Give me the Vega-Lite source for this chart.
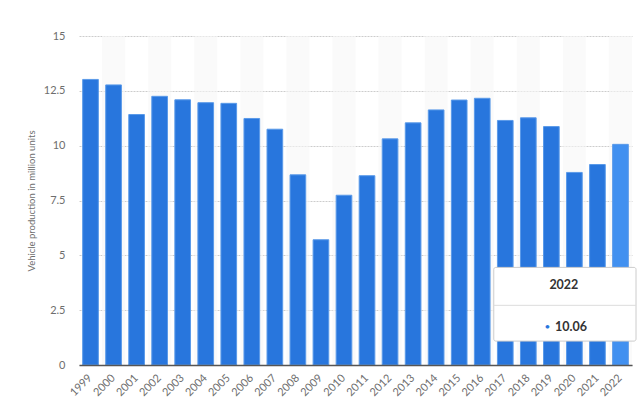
{
  "$schema": "https://vega.github.io/schema/vega-lite/v6.json",
  "width": 553,
  "height": 329,
  "autosize": "none",
  "padding": {"left": 79, "top": 36, "right": 8, "bottom": 52},
  "background": "white",
  "config": {"view": {"stroke": null}, "font": "Lato"},
  "data": {"values": [
    {"year": 1999, "value": 13.02},
    {"year": 2000, "value": 12.77},
    {"year": 2001, "value": 11.42},
    {"year": 2002, "value": 12.25},
    {"year": 2003, "value": 12.09},
    {"year": 2004, "value": 11.96},
    {"year": 2005, "value": 11.93},
    {"year": 2006, "value": 11.24},
    {"year": 2007, "value": 10.75},
    {"year": 2008, "value": 8.67},
    {"year": 2009, "value": 5.71},
    {"year": 2010, "value": 7.74},
    {"year": 2011, "value": 8.63},
    {"year": 2012, "value": 10.31},
    {"year": 2013, "value": 11.04},
    {"year": 2014, "value": 11.63},
    {"year": 2015, "value": 12.08},
    {"year": 2016, "value": 12.16},
    {"year": 2017, "value": 11.15},
    {"year": 2018, "value": 11.27},
    {"year": 2019, "value": 10.87},
    {"year": 2020, "value": 8.78},
    {"year": 2021, "value": 9.14},
    {"year": 2022, "value": 10.06}
  ]},
  "layer": [
    {
      "transform": [{"filter": "datum.year % 2 == 0"}],
      "mark": {"type": "rect", "color": "#f6f6f6", "opacity": 0.6},
      "encoding": {
        "x": {"field": "year", "type": "ordinal", "scale": {"paddingInner": 0, "paddingOuter": 0},
          "axis": {"title": null, "labelAngle": -45, "labelAlign": "right", "labelBaseline": "middle", "labelPadding": 11, "labelFontSize": 11, "labelColor": "#6e6e6e", "ticks": false, "domainColor": "#555555", "domainWidth": 1.5}},
        "y": {"datum": 0, "type": "quantitative"},
        "y2": {"datum": 15}
      }
    },
    {
      "mark": {"type": "bar", "width": {"band": 0.68}, "stroke": "#5a9ae9", "strokeWidth": 1},
      "encoding": {
        "x": {"field": "year", "type": "ordinal"},
        "y": {"field": "value", "type": "quantitative",
          "scale": {"domain": [0, 15], "nice": false},
          "axis": {"title": "Vehicle production in million units", "titleFontSize": 9.5, "titleFontWeight": "normal", "titleColor": "#6e6e6e", "titlePadding": 7,
            "values": [0, 2.5, 5, 7.5, 10, 12.5, 15], "labelExpr": "'' + datum.value", "labelFontSize": 11, "labelColor": "#6e6e6e", "labelPadding": 14,
            "domain": false, "ticks": false, "grid": true, "gridColor": "#cccccc", "gridDash": [2, 1], "gridWidth": 1, "gridOpacity": 1}},
        "color": {"condition": {"test": "datum.year === 2022", "value": "#4190f0"}, "value": "#2876dd"}
      }
    },
    {
      "data": {"values": [{"label": "2022", "value": "10.06", "dot": "•"}]},
      "layer": [
        {
          "mark": {"type": "rect", "fill": "white", "stroke": "#cccccc", "strokeWidth": 1, "cornerRadius": 2, "x2Offset": 4},
          "encoding": {
            "x": {"datum": 2017, "type": "ordinal", "bandPosition": 0},
            "x2": {"datum": 2022, "bandPosition": 1},
            "y": {"datum": 4.45, "type": "quantitative"},
            "y2": {"datum": 1.09}
          }
        },
        {
          "mark": {"type": "rule", "color": "#dddddd", "strokeWidth": 1, "x2Offset": 4},
          "encoding": {
            "x": {"datum": 2017, "type": "ordinal", "bandPosition": 0},
            "x2": {"datum": 2022, "bandPosition": 1},
            "y": {"datum": 2.72, "type": "quantitative"}
          }
        },
        {
          "mark": {"type": "text", "fontSize": 12.5, "fontWeight": "bold", "color": "#333333", "align": "center", "baseline": "middle", "xOffset": 1},
          "encoding": {
            "x": {"datum": 2020, "type": "ordinal", "bandPosition": 0},
            "y": {"datum": 3.65, "type": "quantitative"},
            "text": {"field": "label"}
          }
        },
        {
          "mark": {"type": "text", "fontSize": 10, "color": "#2876dd", "align": "center", "baseline": "middle"},
          "encoding": {
            "x": {"datum": 2019, "type": "ordinal", "bandPosition": 0.33},
            "y": {"datum": 1.72, "type": "quantitative"},
            "text": {"field": "dot"}
          }
        },
        {
          "mark": {"type": "text", "fontSize": 12.5, "fontWeight": "bold", "color": "#333333", "align": "left", "baseline": "middle"},
          "encoding": {
            "x": {"datum": 2019, "type": "ordinal", "bandPosition": 0.66},
            "y": {"datum": 1.72, "type": "quantitative"},
            "text": {"field": "value"}
          }
        }
      ]
    }
  ]
}
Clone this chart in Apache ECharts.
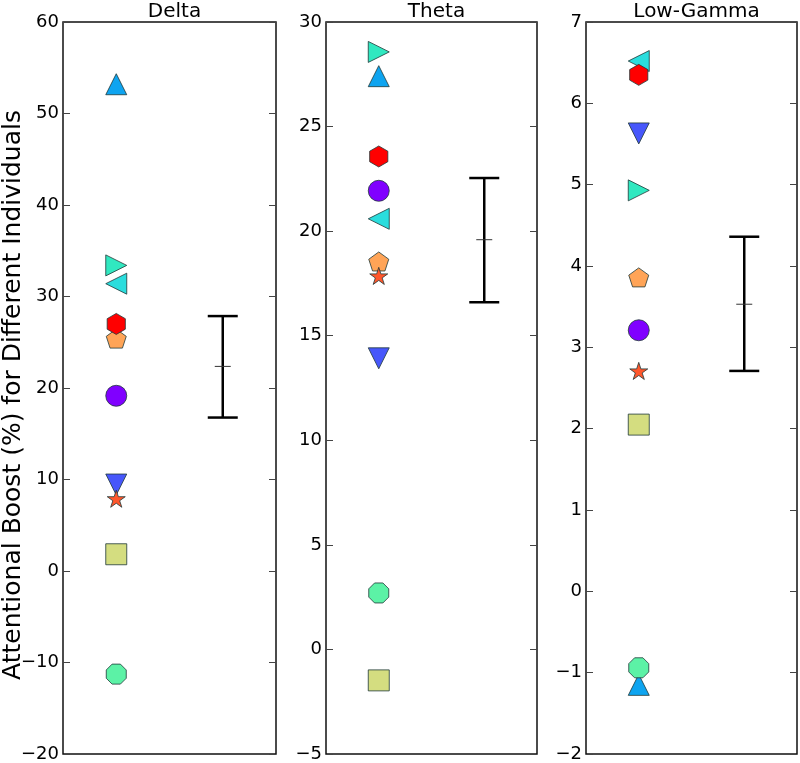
<!DOCTYPE html>
<html>
<head>
<meta charset="utf-8">
<script src="https://cdn.jsdelivr.net/npm/echarts@6/dist/echarts.min.js"></script>
<style>
  html, body { margin: 0; padding: 0; background: #fff; }
  #chart { width: 800px; height: 763px; }
</style>
</head>
<body>
<div id="chart"></div>
<script>
// ---- data ----
const panelTitles = ['Delta', 'Theta', 'Low-Gamma'];
const yLabel = 'Attentional Boost (%) for Different Individuals';
// subjects in drawing order: circle, down-tri, up-tri, left-tri, right-tri, octagon, square, pentagon, star, hexagon
const deltaValues = [19.15, 9.45, 53.2, 31.4, 33.4, -11.27, 1.83, 25.4, 7.9, 27.0];
const thetaValues = [21.93, 13.92, 27.41, 20.59, 28.57, 2.70, -1.48, 18.55, 17.86, 23.57];
const gammaValues = [3.21, 5.63, -1.15, 6.52, 4.93, -0.94, 2.05, 3.86, 2.71, 6.35];
const errMid = [22.36, 19.59, 3.53];
const errLow = [16.77, 16.6, 2.71];
const errHigh = [27.86, 22.54, 4.36];
const yMin = [-20, -5, -2];
const yMax = [60, 30, 7];
const yStep = [10, 5, 1];

// ---- styling ----
const colors = ['#8000ff', '#4757fb', '#0ea4f0', '#2adddd', '#30e8c0', '#5cf2a6', '#d4dd80', '#ffa457', '#ff572c', '#ff0000'];
const PENT = 'path://M0,-1 L-0.951,-0.309 L-0.588,0.809 L0.588,0.809 L0.951,-0.309 Z';
const HEX = 'path://M0,-1 L-0.866,-0.5 L-0.866,0.5 L0,1 L0.866,0.5 L0.866,-0.5 Z';
const OCT = 'path://M0.924,0.383 L0.383,0.924 L-0.383,0.924 L-0.924,0.383 L-0.924,-0.383 L-0.383,-0.924 L0.383,-0.924 L0.924,-0.383 Z';
const STAR = 'path://M0,-1 L0.2245,-0.309 L0.951,-0.309 L0.363,0.118 L0.588,0.809 L0,0.382 L-0.588,0.809 L-0.363,0.118 L-0.951,-0.309 L-0.2245,-0.309 Z';
const markers = [
  { symbol: 'circle', rotate: 0, size: 21 },
  { symbol: 'triangle', rotate: 180, size: 21 },
  { symbol: 'triangle', rotate: 0, size: 21 },
  { symbol: 'triangle', rotate: 90, size: 21 },
  { symbol: 'triangle', rotate: -90, size: 21 },
  { symbol: OCT, rotate: 0, size: 20 },
  { symbol: 'rect', rotate: 0, size: 21 },
  { symbol: PENT, rotate: 0, size: 20 },
  { symbol: STAR, rotate: 0, size: 18 },
  { symbol: HEX, rotate: 0, size: 21 }
];
const panelValues = [deltaValues, thetaValues, gammaValues];
const grids = [
  { left: 63, width: 213 },
  { left: 326, width: 211 },
  { left: 586, width: 211 }
];
const gridTop = 22, gridHeight = 736;
const FONT = 'DejaVu Sans';
const fmt = v => (v < 0 ? '\u2212' + Math.abs(v) : String(v));

const option = {
  animation: false,
  backgroundColor: '#fff',
  textStyle: { fontFamily: FONT },
  title: panelTitles.map((t, i) => ({
    text: t,
    left: grids[i].left + grids[i].width / 2,
    textAlign: 'center',
    top: -3,
    textStyle: { fontFamily: FONT, fontSize: 20, fontWeight: 'normal', color: '#000' }
  })),
  grid: grids.map(g => ({
    left: g.left, width: g.width, top: gridTop, height: gridHeight,
    show: true, borderColor: '#111', borderWidth: 1.5, backgroundColor: 'transparent'
  })),
  xAxis: grids.map((g, i) => ({
    type: 'value', gridIndex: i, min: 0, max: 4,
    show: false
  })),
  yAxis: [],
  series: [],
  graphic: [{
    type: 'text',
    x: 13, y: 395,
    rotation: Math.PI / 2,
    style: {
      text: yLabel, fill: '#000',
      font: '25px "DejaVu Sans"',
      align: 'center', verticalAlign: 'middle'
    }
  }]
};

for (let p = 0; p < 3; p++) {
  // left axis with labels
  option.yAxis.push({
    type: 'value', gridIndex: p, min: yMin[p], max: yMax[p], interval: yStep[p],
    position: 'left',
    axisLine: { show: false },
    axisTick: { show: true, inside: true, length: 7, lineStyle: { color: '#444', width: 1 } },
    axisLabel: { show: true, margin: 4, fontSize: 18, color: '#000', fontFamily: FONT, formatter: fmt },
    splitLine: { show: false }
  });
  // right mirrored ticks
  option.yAxis.push({
    type: 'value', gridIndex: p, min: yMin[p], max: yMax[p], interval: yStep[p],
    position: 'right',
    axisLine: { show: false },
    axisTick: { show: true, inside: true, length: 7, lineStyle: { color: '#444', width: 1 } },
    axisLabel: { show: false },
    splitLine: { show: false }
  });

  const vals = panelValues[p];
  option.series.push({
    type: 'scatter',
    xAxisIndex: p, yAxisIndex: p * 2,
    symbolKeepAspect: true,
    data: vals.map((v, i) => ({
      value: [1, v],
      symbol: markers[i].symbol,
      symbolSize: markers[i].size,
      symbolRotate: markers[i].rotate,
      itemStyle: { color: colors[i], borderColor: '#203838', borderWidth: 0.8, opacity: 1 }
    })),
    z: 3
  });

  option.series.push({
    type: 'custom',
    xAxisIndex: p, yAxisIndex: p * 2,
    data: [[3, errLow[p], errMid[p], errHigh[p]]],
    renderItem: function (params, api) {
      const x = api.value(0);
      const lo = api.coord([x, api.value(1)]);
      const mid = api.coord([x, api.value(2)]);
      const hi = api.coord([x, api.value(3)]);
      const cap = 15, tick = 8;
      return {
        type: 'group',
        children: [
          { type: 'line', shape: { x1: lo[0], y1: lo[1], x2: hi[0], y2: hi[1] }, style: { stroke: '#000', lineWidth: 2.5 } },
          { type: 'line', shape: { x1: lo[0] - cap, y1: lo[1], x2: lo[0] + cap, y2: lo[1] }, style: { stroke: '#000', lineWidth: 2.5 } },
          { type: 'line', shape: { x1: hi[0] - cap, y1: hi[1], x2: hi[0] + cap, y2: hi[1] }, style: { stroke: '#000', lineWidth: 2.5 } },
          { type: 'line', shape: { x1: mid[0] - tick, y1: mid[1], x2: mid[0] + tick, y2: mid[1] }, style: { stroke: '#333', lineWidth: 1 } }
        ]
      };
    },
    z: 2
  });
}

const chart = echarts.init(document.getElementById('chart'), null, { renderer: 'canvas' });
chart.setOption(option);
</script>
</body>
</html>
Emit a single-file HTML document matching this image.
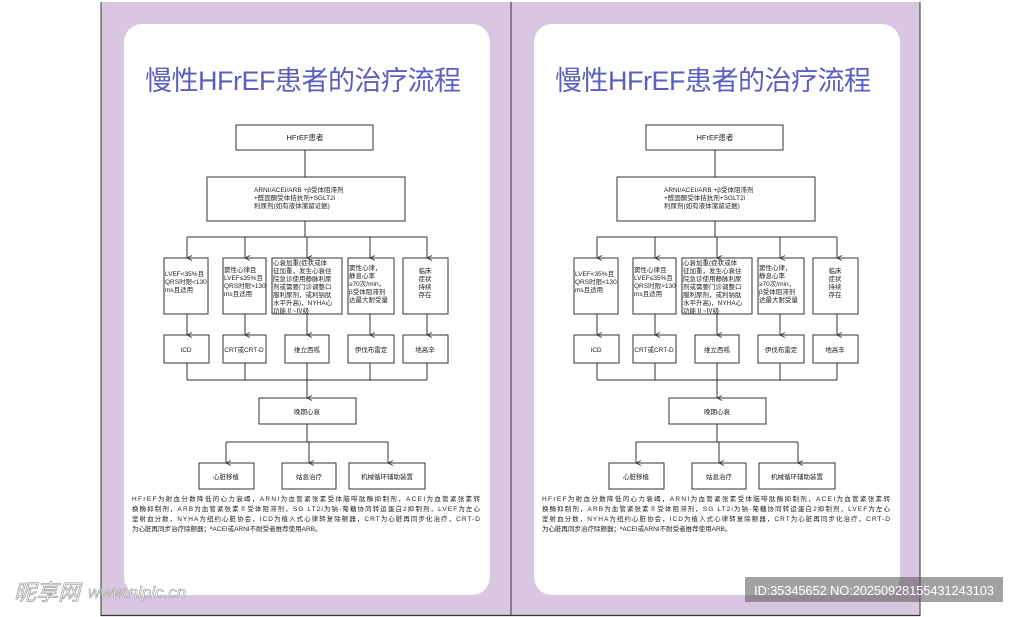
<!DOCTYPE html>
<html><head><meta charset="utf-8"><style>
html,body{margin:0;padding:0;background:#fff;width:1024px;height:617px;overflow:hidden}
svg text{font-family:"Liberation Sans","Noto Sans CJK SC",sans-serif;fill:#222}
</style></head><body>
<svg width="1024" height="617" viewBox="0 0 1024 617" xmlns="http://www.w3.org/2000/svg">
<defs>
<marker id="a" markerWidth="6" markerHeight="6" refX="3" refY="5" orient="auto" markerUnits="userSpaceOnUse"><path d="M0.5,0 L3,5 L5.5,0" fill="none" stroke="#333" stroke-width="0.8"/></marker>
</defs>
<rect x="101" y="2" width="819" height="613" fill="#d9c6e1"/>
<line x1="101" y1="2" x2="101" y2="616" stroke="#333" stroke-width="1"/>
<line x1="920" y1="2" x2="920" y2="616" stroke="#333" stroke-width="1"/>
<line x1="511" y1="2" x2="511" y2="616" stroke="#333" stroke-width="1"/>
<line x1="101" y1="615.5" x2="920" y2="615.5" stroke="#333" stroke-width="1.2"/>

<g id="L">
<rect x="124" y="24" width="366" height="571" rx="18" fill="#fff"/>
<text x="303" y="90" font-size="27" text-anchor="middle" style="fill:#5a5ec0" textLength="316">慢性HFrEF患者的治疗流程</text>
<g fill="none" stroke="#333" stroke-width="1">
<rect x="236" y="125" width="137" height="25"/>
<rect x="207" y="177" width="198" height="44"/>
<line x1="305" y1="150" x2="305" y2="177"/>
<line x1="305" y1="221" x2="305" y2="237"/>
<line x1="187" y1="237" x2="427" y2="237"/>
<line x1="187" y1="237" x2="187" y2="258" marker-end="url(#a)"/>
<line x1="245" y1="237" x2="245" y2="258" marker-end="url(#a)"/>
<line x1="307" y1="237" x2="307" y2="258" marker-end="url(#a)"/>
<line x1="370" y1="237" x2="370" y2="258" marker-end="url(#a)"/>
<line x1="427" y1="237" x2="427" y2="258" marker-end="url(#a)"/>
<rect x="164" y="258" width="44" height="56"/>
<rect x="223" y="258" width="43" height="56"/>
<rect x="272" y="258" width="70" height="56"/>
<rect x="348" y="258" width="46" height="56"/>
<rect x="403" y="258" width="45" height="56"/>
<line x1="187" y1="314" x2="187" y2="335" marker-end="url(#a)"/>
<line x1="245" y1="314" x2="245" y2="335" marker-end="url(#a)"/>
<line x1="307" y1="314" x2="307" y2="335" marker-end="url(#a)"/>
<line x1="370" y1="314" x2="370" y2="335" marker-end="url(#a)"/>
<line x1="427" y1="314" x2="427" y2="335" marker-end="url(#a)"/>
<rect x="164" y="335" width="45" height="28"/>
<rect x="223" y="335" width="43" height="28"/>
<rect x="285" y="335" width="44" height="28"/>
<rect x="348" y="335" width="46" height="28"/>
<rect x="403" y="335" width="45" height="28"/>
<line x1="187" y1="363" x2="187" y2="380"/>
<line x1="245" y1="363" x2="245" y2="380"/>
<line x1="307" y1="363" x2="307" y2="380"/>
<line x1="370" y1="363" x2="370" y2="380"/>
<line x1="427" y1="363" x2="427" y2="380"/>
<line x1="187" y1="380" x2="427" y2="380"/>
<line x1="307" y1="380" x2="307" y2="398" marker-end="url(#a)"/>
<rect x="259" y="398" width="97" height="26"/>
<line x1="307" y1="424" x2="307" y2="442"/>
<line x1="226" y1="442" x2="388" y2="442"/>
<line x1="226" y1="442" x2="226" y2="463" marker-end="url(#a)"/>
<line x1="309" y1="442" x2="309" y2="463" marker-end="url(#a)"/>
<line x1="388" y1="442" x2="388" y2="463" marker-end="url(#a)"/>
<rect x="199" y="463" width="55" height="26"/>
<rect x="282" y="463" width="54" height="26"/>
<rect x="349" y="463" width="76" height="26"/>
</g>
<g font-size="6.5">
<text x="305" y="140" text-anchor="middle" font-size="7.5">HFrEF患者</text>
<text x="254" y="192">ARNI/ACEI/ARB +β受体阻滞剂</text>
<text x="254" y="200">+醛固酮受体拮抗剂+SGLT2i</text>
<text x="254" y="208">利尿剂(如有液体潴留证据)</text>
<text x="165" y="276">LVEF&lt;35%且</text><text x="165" y="284">QRS时限&lt;130</text><text x="165" y="292">ms且适用</text>
<text x="224" y="272">窦性心律且</text><text x="224" y="280">LVEF≤35%且</text><text x="224" y="288">QRS时限&gt;130</text><text x="224" y="296">ms且适用</text>
<text x="273" y="265">心衰加重(症状或体</text><text x="273" y="273">征加重，发生心衰住</text><text x="273" y="281">院急诊使用静脉利尿</text><text x="273" y="289">剂或需要门诊调整口</text><text x="273" y="297">服利尿剂，或利钠肽</text><text x="273" y="305">水平升高)，NYHA心</text><text x="273" y="313">功能Ⅱ~Ⅳ级</text>
<text x="349" y="270">窦性心律，</text><text x="349" y="278">静息心率</text><text x="349" y="286">≥70次/min，</text><text x="349" y="294">β受体阻滞剂</text><text x="349" y="302">达最大耐受量</text>
<text x="425" y="273" text-anchor="middle">临床</text><text x="425" y="281" text-anchor="middle">症状</text><text x="425" y="289" text-anchor="middle">持续</text><text x="425" y="297" text-anchor="middle">存在</text>
<text x="186" y="352" text-anchor="middle">ICD</text>
<text x="244" y="352" text-anchor="middle">CRT或CRT-D</text>
<text x="307" y="352" text-anchor="middle">维立西呱</text>
<text x="371" y="352" text-anchor="middle">伊伐布雷定</text>
<text x="425" y="352" text-anchor="middle">地高辛</text>
<text x="307" y="414" text-anchor="middle">晚期心衰</text>
<text x="226" y="479" text-anchor="middle">心脏移植</text>
<text x="309" y="479" text-anchor="middle">姑息治疗</text>
<text x="387" y="479" text-anchor="middle">机械循环辅助装置</text>
<text x="132" y="501" textLength="348">HFrEF为射血分数降低的心力衰竭，ARNI为血管紧张素受体脑啡肽酶抑制剂，ACEI为血管紧张素转</text>
<text x="132" y="511" textLength="348">换酶抑制剂，ARB为血管紧张素Ⅱ受体阻滞剂，SG LT2i为钠-葡糖协同转运蛋白2抑制剂，LVEF为左心</text>
<text x="132" y="521" textLength="348">室射血分数，NYHA为纽约心脏协会，ICD为植入式心律转复除颤器，CRT为心脏再同步化治疗，CRT-D</text>
<text x="132" y="531">为心脏再同步治疗除颤器；ªACEI或ARNI不耐受者推荐使用ARB。</text>
</g>
</g>

<g transform="translate(410,0)">
<rect x="124" y="24" width="366" height="571" rx="18" fill="#fff"/>
<text x="303" y="90" font-size="27" text-anchor="middle" style="fill:#5a5ec0" textLength="316">慢性HFrEF患者的治疗流程</text>
<g fill="none" stroke="#333" stroke-width="1">
<rect x="236" y="125" width="137" height="25"/>
<rect x="207" y="177" width="198" height="44"/>
<line x1="305" y1="150" x2="305" y2="177"/>
<line x1="305" y1="221" x2="305" y2="237"/>
<line x1="187" y1="237" x2="427" y2="237"/>
<line x1="187" y1="237" x2="187" y2="258" marker-end="url(#a)"/>
<line x1="245" y1="237" x2="245" y2="258" marker-end="url(#a)"/>
<line x1="307" y1="237" x2="307" y2="258" marker-end="url(#a)"/>
<line x1="370" y1="237" x2="370" y2="258" marker-end="url(#a)"/>
<line x1="427" y1="237" x2="427" y2="258" marker-end="url(#a)"/>
<rect x="164" y="258" width="44" height="56"/>
<rect x="223" y="258" width="43" height="56"/>
<rect x="272" y="258" width="70" height="56"/>
<rect x="348" y="258" width="46" height="56"/>
<rect x="403" y="258" width="45" height="56"/>
<line x1="187" y1="314" x2="187" y2="335" marker-end="url(#a)"/>
<line x1="245" y1="314" x2="245" y2="335" marker-end="url(#a)"/>
<line x1="307" y1="314" x2="307" y2="335" marker-end="url(#a)"/>
<line x1="370" y1="314" x2="370" y2="335" marker-end="url(#a)"/>
<line x1="427" y1="314" x2="427" y2="335" marker-end="url(#a)"/>
<rect x="164" y="335" width="45" height="28"/>
<rect x="223" y="335" width="43" height="28"/>
<rect x="285" y="335" width="44" height="28"/>
<rect x="348" y="335" width="46" height="28"/>
<rect x="403" y="335" width="45" height="28"/>
<line x1="187" y1="363" x2="187" y2="380"/>
<line x1="245" y1="363" x2="245" y2="380"/>
<line x1="307" y1="363" x2="307" y2="380"/>
<line x1="370" y1="363" x2="370" y2="380"/>
<line x1="427" y1="363" x2="427" y2="380"/>
<line x1="187" y1="380" x2="427" y2="380"/>
<line x1="307" y1="380" x2="307" y2="398" marker-end="url(#a)"/>
<rect x="259" y="398" width="97" height="26"/>
<line x1="307" y1="424" x2="307" y2="442"/>
<line x1="226" y1="442" x2="388" y2="442"/>
<line x1="226" y1="442" x2="226" y2="463" marker-end="url(#a)"/>
<line x1="309" y1="442" x2="309" y2="463" marker-end="url(#a)"/>
<line x1="388" y1="442" x2="388" y2="463" marker-end="url(#a)"/>
<rect x="199" y="463" width="55" height="26"/>
<rect x="282" y="463" width="54" height="26"/>
<rect x="349" y="463" width="76" height="26"/>
</g>
<g font-size="6.5">
<text x="305" y="140" text-anchor="middle" font-size="7.5">HFrEF患者</text>
<text x="254" y="192">ARNI/ACEI/ARB +β受体阻滞剂</text>
<text x="254" y="200">+醛固酮受体拮抗剂+SGLT2i</text>
<text x="254" y="208">利尿剂(如有液体潴留证据)</text>
<text x="165" y="276">LVEF&lt;35%且</text><text x="165" y="284">QRS时限&lt;130</text><text x="165" y="292">ms且适用</text>
<text x="224" y="272">窦性心律且</text><text x="224" y="280">LVEF≤35%且</text><text x="224" y="288">QRS时限&gt;130</text><text x="224" y="296">ms且适用</text>
<text x="273" y="265">心衰加重(症状或体</text><text x="273" y="273">征加重，发生心衰住</text><text x="273" y="281">院急诊使用静脉利尿</text><text x="273" y="289">剂或需要门诊调整口</text><text x="273" y="297">服利尿剂，或利钠肽</text><text x="273" y="305">水平升高)，NYHA心</text><text x="273" y="313">功能Ⅱ~Ⅳ级</text>
<text x="349" y="270">窦性心律，</text><text x="349" y="278">静息心率</text><text x="349" y="286">≥70次/min，</text><text x="349" y="294">β受体阻滞剂</text><text x="349" y="302">达最大耐受量</text>
<text x="425" y="273" text-anchor="middle">临床</text><text x="425" y="281" text-anchor="middle">症状</text><text x="425" y="289" text-anchor="middle">持续</text><text x="425" y="297" text-anchor="middle">存在</text>
<text x="186" y="352" text-anchor="middle">ICD</text>
<text x="244" y="352" text-anchor="middle">CRT或CRT-D</text>
<text x="307" y="352" text-anchor="middle">维立西呱</text>
<text x="371" y="352" text-anchor="middle">伊伐布雷定</text>
<text x="425" y="352" text-anchor="middle">地高辛</text>
<text x="307" y="414" text-anchor="middle">晚期心衰</text>
<text x="226" y="479" text-anchor="middle">心脏移植</text>
<text x="309" y="479" text-anchor="middle">姑息治疗</text>
<text x="387" y="479" text-anchor="middle">机械循环辅助装置</text>
<text x="132" y="501" textLength="348">HFrEF为射血分数降低的心力衰竭，ARNI为血管紧张素受体脑啡肽酶抑制剂，ACEI为血管紧张素转</text>
<text x="132" y="511" textLength="348">换酶抑制剂，ARB为血管紧张素Ⅱ受体阻滞剂，SG LT2i为钠-葡糖协同转运蛋白2抑制剂，LVEF为左心</text>
<text x="132" y="521" textLength="348">室射血分数，NYHA为纽约心脏协会，ICD为植入式心律转复除颤器，CRT为心脏再同步化治疗，CRT-D</text>
<text x="132" y="531">为心脏再同步治疗除颤器；ªACEI或ARNI不耐受者推荐使用ARB。</text>
</g>
</g>

<text x="14" y="600" font-size="22" font-style="italic" style="fill:#fff;stroke:#999;stroke-width:0.7">昵享网</text>
<text x="88" y="598" font-size="17" font-style="italic" style="fill:#fff;stroke:#999;stroke-width:0.6">www.nipic.cn</text>
<rect x="745" y="577" width="258" height="25" fill="#555" fill-opacity="0.55"/>
<text x="874" y="595" font-size="13" text-anchor="middle" style="fill:#fff" textLength="240">ID:35345652 NO:20250928155431243103</text>
</svg>
</body></html>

_PROBLEM TO SOLVE_.
Pick out the lines above containing the word "this", then copy them.

_FULL ANSWER_.
Give me the Vega-Lite source for this chart.
Clone this chart in Apache ECharts.
Emit a single-file HTML document matching this image.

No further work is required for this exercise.